The study compared the performance of multiple ML models in predicting experimental turbulent combustion speed for hydrogen-natural gas engines. While MLR showed limited accuracy, SVR demonstrated improved performance with standardized data, indicating the importance of preprocessing. The RF model outperformed others, offering precise predictions for raw and preprocessed data.

Additionally, ANN exhibited high accuracy but was sensitive to variations in data scale, emphasizing the significance of preprocessing. These findings align with previous research, suggesting RF as a robust and efficient model for practical applications, with forecasting accuracy exceeding 90%.
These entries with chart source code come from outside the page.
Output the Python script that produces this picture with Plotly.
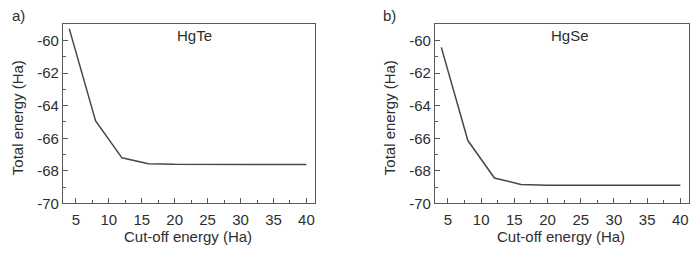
import plotly.graph_objects as go

cutoff = [4, 8, 12, 16, 20, 24, 28, 32, 36, 40]
hgte_energy = [-59.27, -64.93, -67.20, -67.56, -67.60, -67.61, -67.61, -67.61, -67.61, -67.61]
hgse_energy = [-60.42, -66.14, -68.44, -68.84, -68.88, -68.89, -68.89, -68.89, -68.89, -68.89]
panel_labels = ["a)", "b)"]
materials = ["HgTe", "HgSe"]
x_ticks = [5, 10, 15, 20, 25, 30, 35, 40]
y_ticks = [-70, -68, -66, -64, -62, -60]
y_tick_text = ["-70", "-68", "-66", "-64", "-62", "-60"]

W, H = 696, 256
FONT = "Liberation Sans, Arial, sans-serif"
LINE = "#474747"
FRAME = "#5a5a5a"
TXT = "#2e2e2e"
FS = 15

fig = go.Figure()

panels = [
    dict(x0=63, x1=315, xa="x", ya="y", y=hgte_energy, lab_dx=132),
    dict(x0=435, x1=689, xa="x2", ya="y2", y=hgse_energy, lab_dx=135),
]
top_px, bot_px = 25, 210

for i, p in enumerate(panels):
    fig.add_trace(go.Scatter(x=cutoff, y=p["y"], mode="lines",
                             line=dict(color=LINE, width=1.5),
                             xaxis=p["xa"], yaxis=p["ya"], showlegend=False,
                             hoverinfo="skip"))
    sfx = "" if i == 0 else "2"
    axis_common = dict(showline=True, linecolor=FRAME, linewidth=1.3, mirror=True,
                       ticks="inside", ticklen=5, tickwidth=1, tickcolor=FRAME,
                       showgrid=False, zeroline=False,
                       tickfont=dict(family=FONT, size=FS, color=TXT))
    fig.update_layout(**{
        "xaxis" + sfx: dict(domain=[p["x0"] / W, p["x1"] / W], range=[3.05, 41.3],
                            tickvals=x_ticks, anchor="y" + sfx, ticklabelstandoff=2,
                            minor=dict(ticks="inside", ticklen=3, dtick=2.5, tick0=0,
                                       tickcolor=FRAME, showgrid=False),
                            **axis_common),
        "yaxis" + sfx: dict(domain=[1 - bot_px / H, 1 - top_px / H], range=[-70, -59],
                            tickvals=y_ticks, ticktext=y_tick_text, anchor="x" + sfx,
                            minor=dict(ticks="inside", ticklen=3, dtick=1, tick0=0,
                                       tickcolor=FRAME, showgrid=False),
                            **axis_common),
    })
    cx = (p["x0"] + p["x1"]) / 2
    common = dict(xref="paper", yref="paper", showarrow=False,
                  xanchor="center", yanchor="middle")
    fig.add_annotation(x=(p["x0"] + p["lab_dx"]) / W, y=1 - 37 / H,
                       text=materials[i], font=dict(family=FONT, size=FS, color=TXT), **common)
    fig.add_annotation(x=(p["x0"] - 45) / W, y=1 - 16 / H,
                       text=panel_labels[i], font=dict(family=FONT, size=FS, color=TXT), **common)
    fig.add_annotation(x=(cx - 1) / W, y=1 - 244 / H,
                       text="Cut-off energy (Ha)", font=dict(family=FONT, size=FS, color=TXT), **common)
    fig.add_annotation(x=(p["x0"] - 46) / W, y=1 - 122 / H, textangle=-90,
                       text="Total energy (Ha)", font=dict(family=FONT, size=FS, color=TXT), **common)

fig.update_layout(width=W, height=H, margin=dict(l=0, r=0, t=0, b=0),
                  paper_bgcolor="white", plot_bgcolor="white")

fig.write_html("out.html", config={"displayModeBar": False},
               post_script="document.body.style.margin='0';document.body.style.padding='0';")
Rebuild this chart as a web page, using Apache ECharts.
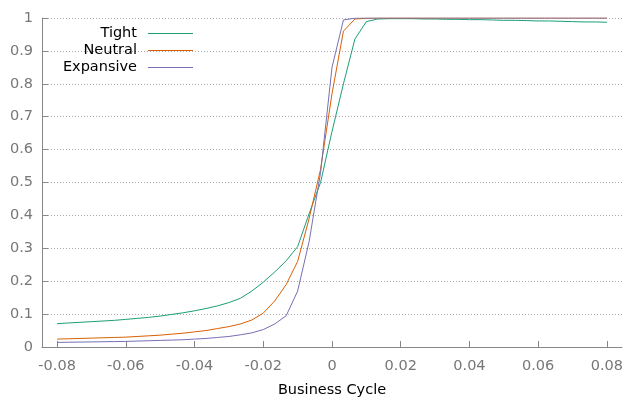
<!DOCTYPE html>
<html>
<head>
<meta charset="utf-8">
<script src="https://cdn.jsdelivr.net/npm/echarts@6/dist/echarts.min.js"></script>
<style>
html,body{margin:0;padding:0;background:#fff;}
#chart{width:627px;height:399px;}
</style>
</head>
<body>
<div id="chart"></div>
<script>
var xs = [-0.08, -0.07667, -0.07333, -0.07, -0.06667, -0.06333, -0.06, -0.05667, -0.05333, -0.05,
  -0.04667, -0.04333, -0.04, -0.03667, -0.03333, -0.03, -0.02667, -0.02333, -0.02, -0.01667,
  -0.01333, -0.01, -0.00667, -0.00333, 0, 0.00333, 0.00667, 0.01, 0.01333, 0.01667,
  0.02, 0.02333, 0.02667, 0.03, 0.03333, 0.03667, 0.04, 0.04333, 0.04667, 0.05,
  0.05333, 0.05667, 0.06, 0.06333, 0.06667, 0.07, 0.07333, 0.07667, 0.08];

var tight = [0.071, 0.073, 0.075, 0.077, 0.079, 0.081, 0.084, 0.087, 0.090, 0.094,
  0.099, 0.104, 0.110, 0.117, 0.125, 0.135, 0.148, 0.170, 0.197, 0.228,
  0.262, 0.305, 0.405, 0.500, 0.655, 0.800, 0.936, 0.989, 0.997, 0.998,
  0.998, 0.998, 0.997, 0.997, 0.996, 0.996, 0.995, 0.995, 0.994, 0.993,
  0.993, 0.992, 0.991, 0.991, 0.990, 0.989, 0.988, 0.988, 0.987];

var neutral = [0.024, 0.025, 0.026, 0.027, 0.028, 0.029, 0.030, 0.032, 0.034, 0.036,
  0.039, 0.042, 0.046, 0.050, 0.056, 0.062, 0.070, 0.082, 0.103, 0.140,
  0.190, 0.260, 0.390, 0.540, 0.770, 0.960, 0.997, 0.999, 1, 1,
  1, 1, 1, 1, 1, 1, 1, 1, 1, 1,
  1, 1, 1, 1, 1, 1, 1, 1, 1];

var expansive = [0.014, 0.0145, 0.015, 0.0155, 0.016, 0.0165, 0.017, 0.018, 0.019, 0.020,
  0.021, 0.022, 0.024, 0.026, 0.029, 0.032, 0.037, 0.043, 0.053, 0.070,
  0.095, 0.170, 0.320, 0.530, 0.850, 0.994, 0.9995, 1, 1, 1,
  1, 1, 1, 1, 1, 1, 1, 1, 1, 1,
  1, 1, 1, 1, 1, 1, 1, 1, 1];

var xTicks = [-0.08, -0.06, -0.04, -0.02, 0, 0.02, 0.04, 0.06, 0.08];
var seriesNames = ['Tight', 'Neutral', 'Expansive'];
var colors = ['#1b9e77', '#d95f02', '#7570b3'];

function pairs(ys) {
  return xs.map(function (x, i) { return [x, ys[i]]; });
}

var FONT = 'DejaVu Sans';
var chart = echarts.init(document.getElementById('chart'), null, {renderer: 'canvas'});

var legendTops = [26, 43, 60];
var legends = seriesNames.map(function (n, i) {
  return {
    data: [{name: n, icon: 'rect'}],
    right: 434,
    top: legendTops[i],
    align: 'right',
    orient: 'vertical',
    itemWidth: 45,
    itemHeight: 1,
    padding: 0,
    selectedMode: false,
    textStyle: {fontFamily: FONT, fontSize: 14.5, color: '#000', padding: [0, 6, 0, 0]}
  };
});

chart.setOption({
  animation: false,
  backgroundColor: '#fff',
  color: colors,
  grid: {left: 42, right: 5, top: 18, bottom: 52, outerBoundsMode: 'none'},
  legend: legends,
  xAxis: {
    type: 'value',
    min: -0.0844,
    max: 0.0844,
    name: 'Business Cycle',
    nameLocation: 'middle',
    nameGap: 36,
    nameTextStyle: {fontFamily: FONT, fontSize: 14.5, color: '#000'},
    axisLine: {show: true, onZero: false, lineStyle: {color: '#888', width: 1}},
    axisTick: {show: true, inside: true, length: 6, customValues: xTicks, lineStyle: {color: '#888'}},
    axisLabel: {
      customValues: xTicks,
      margin: 12,
      fontFamily: FONT, fontSize: 14.5, color: '#777',
      formatter: function (v) { return v === 0 ? '0' : (Math.round(v * 100) / 100).toFixed(2); }
    },
    splitLine: {show: false}
  },
  yAxis: {
    type: 'value',
    min: 0,
    max: 1,
    interval: 0.1,
    axisLine: {show: true, onZero: false, lineStyle: {color: '#888', width: 1}},
    axisTick: {show: true, inside: true, length: 6, lineStyle: {color: '#888'}},
    axisLabel: {
      margin: 9,
      fontFamily: FONT, fontSize: 14.5, color: '#777',
      formatter: function (v) {
        var r = Math.round(v * 10) / 10;
        return (r === 0 || r === 1) ? String(r) : r.toFixed(1);
      }
    },
    splitLine: {show: true, lineStyle: {color: '#aaa', width: 1, type: [1, 2]}}
  },
  series: [
    {name: seriesNames[0], type: 'line', data: pairs(tight), symbol: 'none', lineStyle: {width: 1, color: colors[0]}, itemStyle: {color: colors[0]}},
    {name: seriesNames[1], type: 'line', data: pairs(neutral), symbol: 'none', lineStyle: {width: 1, color: colors[1]}, itemStyle: {color: colors[1]}},
    {name: seriesNames[2], type: 'line', data: pairs(expansive), symbol: 'none', lineStyle: {width: 1, color: colors[2]}, itemStyle: {color: colors[2]}}
  ]
});
</script>
</body>
</html>
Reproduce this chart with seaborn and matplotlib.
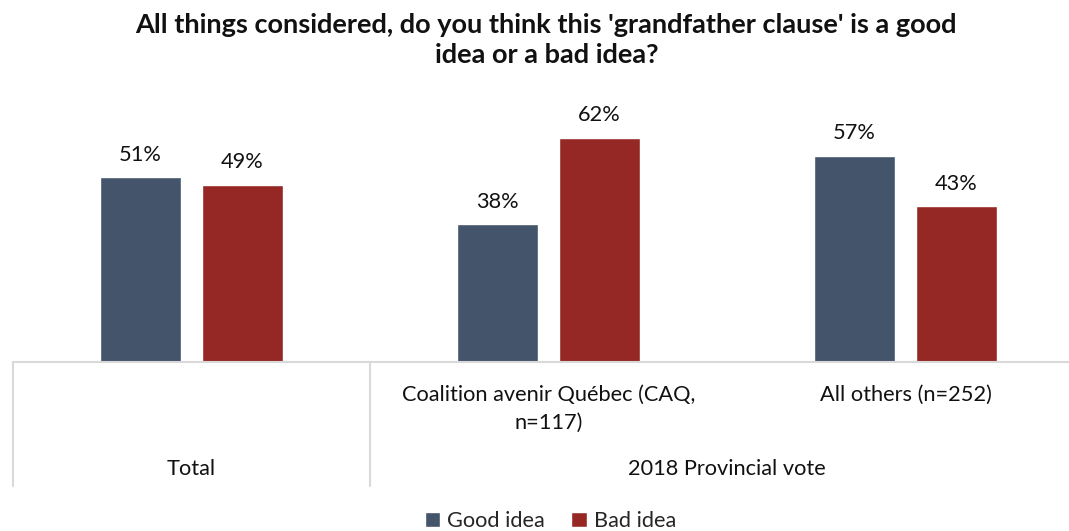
import matplotlib
matplotlib.use("Agg")
import matplotlib.pyplot as plt
import matplotlib.transforms as mtransforms
import pandas as pd
import seaborn as sns

# Survey results
categories = ["Total", "Coalition avenir Québec (CAQ,\nn=117)", "All others (n=252)"]
responses = ["Good idea", "Bad idea"]
good_idea = [51, 38, 57]
bad_idea = [49, 62, 43]
group_labels = ["Total", "2018 Provincial vote"]
title = "All things considered, do you think this 'grandfather clause' is a good\nidea or a bad idea?"

colors = ["#44546A", "#952824"]

df = pd.DataFrame({
    "category": categories * 2,
    "response": [responses[0]] * 3 + [responses[1]] * 3,
    "value": good_idea + bad_idea,
})

sns.set_theme(style="white")
plt.rcParams["font.family"] = ["Lato", "DejaVu Sans"]

W, H = 1069, 531
fig = plt.figure(figsize=(W / 100, H / 100), dpi=100)

def fy(px):
    return 1 - px / H

FS = 15.7
ymax = 72
base_px = 362
top_px = base_px - ymax * 3.62
ax = fig.add_axes([13 / W, fy(base_px), 1071 / W, (base_px - top_px) / H])

sns.barplot(data=df, x="category", y="value", hue="response", order=categories,
            hue_order=responses, palette=colors, width=0.572, gap=0.215,
            saturation=1, ax=ax, legend=True)

ax.set_xlim(-0.5, 2.5)
ax.set_ylim(0, ymax)
ax.set_xlabel("")
ax.set_ylabel("")
ax.set_yticks([])
ax.set_xticks([])
for side in ["top", "left", "right"]:
    ax.spines[side].set_visible(False)
ax.spines["bottom"].set_color("#D9D9D9")
ax.spines["bottom"].set_linewidth(1.5)

# value labels
for cont in ax.containers:
    ax.bar_label(cont, labels=[f"{v:.0f}%" for v in cont.datavalues],
                 padding=9, fontsize=FS, color="#111111")

# two-level category axis
tr = mtransforms.blended_transform_factory(ax.transData, fig.transFigure)
for xd in [-0.5, 0.5]:
    ax.plot([xd, xd], [fy(base_px), fy(486)], transform=tr, color="#D9D9D9",
            lw=1.5, clip_on=False)
ax.text(1, fy(395), "Coalition avenir Québec (CAQ,", transform=tr,
        ha="center", va="center", fontsize=FS, color="#111111")
ax.text(1, fy(423), "n=117)", transform=tr,
        ha="center", va="center", fontsize=FS, color="#111111")
ax.text(2, fy(395), categories[2], transform=tr,
        ha="center", va="center", fontsize=FS, color="#111111")
ax.text(0, fy(469), group_labels[0], transform=tr,
        ha="center", va="center", fontsize=FS, color="#111111")
ax.text(1.5, fy(469), group_labels[1], transform=tr,
        ha="center", va="center", fontsize=FS, color="#111111")

fig.text(0.511, fy(40), title, ha="center", va="center", fontsize=19.5,
         fontweight="bold", color="#111111", linespacing=1.3)

handles, labels = ax.get_legend_handles_labels()
ax.get_legend().remove()
fig.legend(handles, labels, loc="center", bbox_to_anchor=(0.515, fy(521)),
           ncol=2, frameon=False, fontsize=FS, handlelength=0.7,
           handleheight=0.7, handletextpad=0.35, columnspacing=1.2)

fig.savefig("out.png", dpi=100)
Furthermore, the study evaluated the computational efficiency of the models compared to a detailed reaction mechanism. While ML models exhibited significantly lower calculation times than gauss-radau integration (GRI 3.0), they needed to have the robustness of the detailed mechanism. It highlights the trade-off between computational speed and model complexity, where ML models offer faster calculations but may not match the comprehensive capabilities of detailed mechanisms.

Overall, the study underscores the potential of ML models in predicting combustion dynamics, especially for industrial applications, while acknowledging the challenges in achieving robustness across various fuel types and complexities in turbulent combustion processes.

Conclusion

To sum up, this paper compared various ML techniques for computing turbulent combustion velocity in hydrogen-natural gas engines. Preprocessed data yielded the best results, with ANN and RF models proving the most accurate. The RF model, in particular, stood out for its ease of implementation and superior performance.

These findings offer significant time savings compared to traditional approaches and can be integrated into various applications such as engine monitoring systems and combustion engine design. Extending these models to different fuel types could enhance their applicability in real-world scenarios.